Last week, at a general audience, Pope Francis touched on the role of women in the Catholic church. He started out by discussing the importance of the death and resurrection of Jesus, and then, in a bold expression of the importance of women in the church and in society, stated:
Today, however, I would like to dwell … on testimony in the form of the accounts that we find in the Gospels. First, we note that the first witnesses to this event were the women. At dawn, they go to the tomb to anoint the body of Jesus, and find the first sign: the empty tomb. (Mark 16:1)

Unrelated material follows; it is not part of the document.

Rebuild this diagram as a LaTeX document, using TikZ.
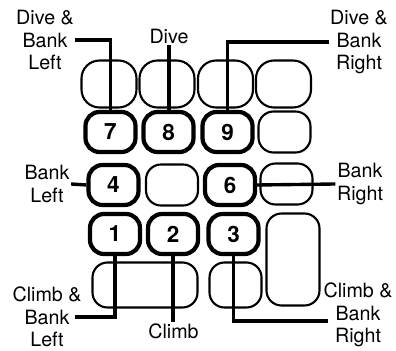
\documentclass[tikz,border=0pt]{standalone}
\usepackage{fontspec}
\setmainfont{TeX Gyre Heros}
\usetikzlibrary{positioning}
\tikzset{
  key/.style={
    draw=black, line width=1.5pt, rounded corners=3.75mm,
    minimum width=13mm, minimum height=10.25mm, inner sep=0pt
  },
  topkey/.style={key, rounded corners=4.5mm, minimum width=13.75mm, minimum height=11.75mm},
  numkey/.style={
    key, line width=3pt, rounded corners=3.5mm, minimum width=12.5mm, minimum height=10mm,
    font=\fontsize{16}{16}\selectfont\bfseries
  },
  lbl/.style={align=center, inner sep=1pt, font=\fontsize{14}{16}\selectfont},
  wire/.style={line width=2.4pt}
}
\begin{document}
\begin{tikzpicture}[x=0.25mm,y=-0.25mm]
    \useasboundingbox[fill=white] (0,0) rectangle (396,351);
    \node[topkey] (t1) at (109,84) {};
    \node[topkey] (t2) at (167,84) {};
    \node[topkey] (t3) at (225.5,84) {};
    \node[topkey] (t4) at (283.5,84) {};
    \node[numkey] (k7) at (110.5,132) {7};
    \node[numkey] (k8) at (168.5,132) {8};
    \node[numkey] (k9) at (227.5,132) {9};
    \node[key] (b2) at (284.5,132) {};
    \node[numkey] (k4) at (113.5,185) {4};
    \node[key] (b3) at (172,185) {};
    \node[numkey] (k6) at (230,185) {6};
    \node[key] (b4) at (286.5,184) {};
    \node[numkey] (k1) at (115,234) {1};
    \node[numkey] (k2) at (173,234) {2};
    \node[numkey] (k3) at (233.5,234) {3};
    \node[key, minimum width=13.25mm, minimum height=23mm] (tall) at (293,259.5) {};
    \node[key, minimum width=26.25mm, minimum height=11.25mm] (wide) at (145,285) {};
    \node[key, minimum height=11.25mm] (small) at (235.5,285) {};
    \node[lbl] (dbl) at (45,40) {Dive \&\\Bank\\Left};
    \node[lbl] (dive) at (169,36) {Dive};
    \node[lbl] (dbr) at (359,42) {Dive \&\\Bank\\Right};
    \node[lbl] (bl) at (47,184) {Bank\\Left};
    \node[lbl] (br) at (360,184) {Bank\\Right};
    \node[lbl] (cbl) at (47,317) {Climb \&\\Bank\\Left};
    \node[lbl] (climb) at (173.5,331) {Climb};
    \node[lbl] (cbr) at (358,315) {Climb \&\\Bank\\Right};
    \draw[wire] (dbl.east) -| (k7.north);
    \draw[wire] (dive.south) -- (dive.south |- k8.north);
    \draw[wire] (dbr.west) -| (k9.north);
    \draw[wire] (bl.east) -- (k4.west);
    \draw[wire] (k6.east) -- (br.west);
    \draw[wire] ([xshift=-2mm]cbl.east) -| (k1.south);
    \draw[wire] (k2.south) -- (k2.south |- climb.north);
    \draw[wire] (k3.south) |- ([xshift=1.5mm,yshift=-1.5mm]cbr.west);
  \end{tikzpicture}
\end{document}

In the professions of faith of the New Testament, only men are remembered as witnesses of the Resurrection, the Apostles, but not the women. This is because, according to the Jewish Law of the time, women and children were not considered reliable, credible witnesses. In the Gospels, however, women have a primary, fundamental role.

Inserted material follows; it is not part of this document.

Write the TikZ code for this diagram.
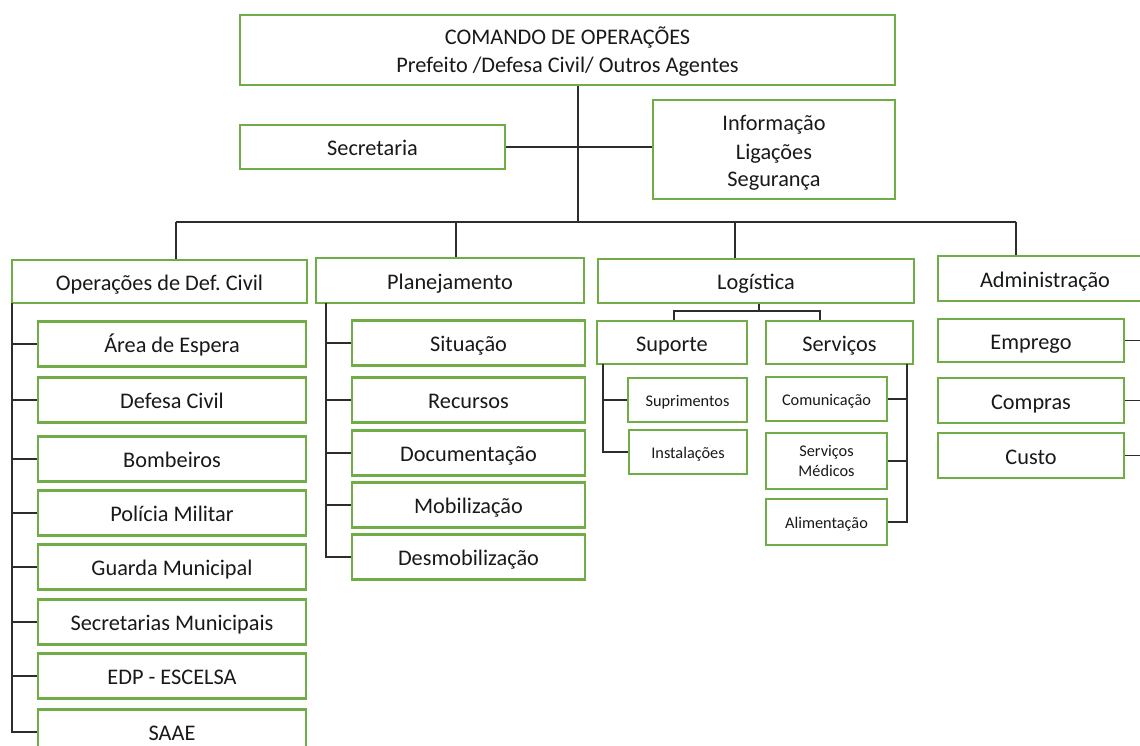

Here we can see an argument in favor of the historicity of the Resurrection: if it were invented in the context of that time, it would not have been linked to the testimony of women. Instead, the evangelists simply narrate what happened: the women were the first witnesses. This tells us that God does not choose according to human criteria: the first witnesses of the birth of Jesus are the shepherds, simple and humble people, the first witnesses of the Resurrection are women. This is beautiful, and this is the mission of women, of mothers and women, to give witness to their children and grandchildren that Christ is Risen! Mothers go forward with this witness!
What matters to God is our heart, if we are open to Him, if we are like trusting children. But this also leads us to reflect on how in the Church and in the journey of faith, women have had and still have a special role in opening doors to the Lord, in following him and communicating His face, because the eyes of faith always need the simple and profound look of love. The Apostles and disciples find it harder to believe in the Risen Christ, not the women however! Peter runs to the tomb, but stops before the empty tomb; Thomas has to touch the wounds of the body of Jesus with his hands. [Emphasis added.]

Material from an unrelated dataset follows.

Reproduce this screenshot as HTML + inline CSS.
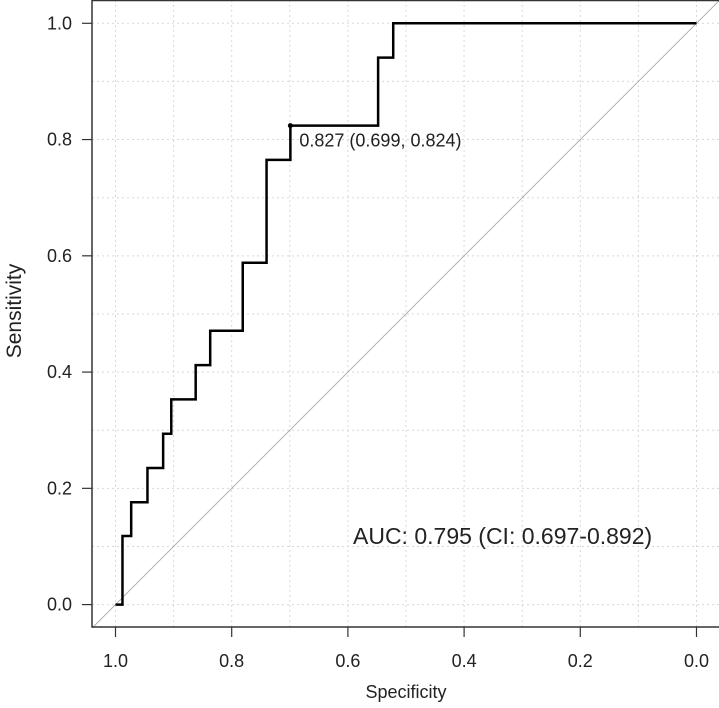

The pope’s statement was packed with profound wisdom and confirms one of the greatest hidden secrets of the Catholic church: that Jesus elevated the role of women to the same level as that of men. Prior to Christ, women were treated as being inferior to men. This is still the case in societies where the majority of citizens have beliefs that are contrary to Christianity.
Although Pope Francis focused on the people and events that occurred after the resurrection, he could have also pointed out that women had a more significant role in identifying with and supporting Jesus during His passion and death on the cross.
On the way of the cross, Jesus met His mother, who offered Him her love, support, and prayers. He was later approached by Veronica, who courageously defied the orders of the soldiers so she could wipe His bloody face with her veil. He then came upon the women who were weeping at the pain and torture that were being inflicted on Him.
The only man that assisted Jesus on the way of the cross was Simon of Cyrene, and he didn’t help out until he was forced to do so by the soldiers, who were concerned that Jesus was not going to be able to finish carrying His cross to the predetermined destination.
At the time of our Lord’s death, three women and one man were standing at the foot of the cross – His mother, the apostle John, Mary of Cleophas, and Mary Magdalene. (John 19:25)
While die-hard feminists have fought to prove that women are equal to men in every respect, they have failed to emphasize that in some respects, women are actually superior to men. Women are generally more open to our Lord’s message and His grace. They are also better equipped to teach children about the importance of connecting with God in an open and loving way.
Pope Francis understands that the salvation of man is dependent on the example and leadership of faith-filled Catholic women willing to emulate the courageous women who surrounded our Lord during His passion, death, and resurrection. We should pray that the pope’s message is heard and acted on by the women of the world.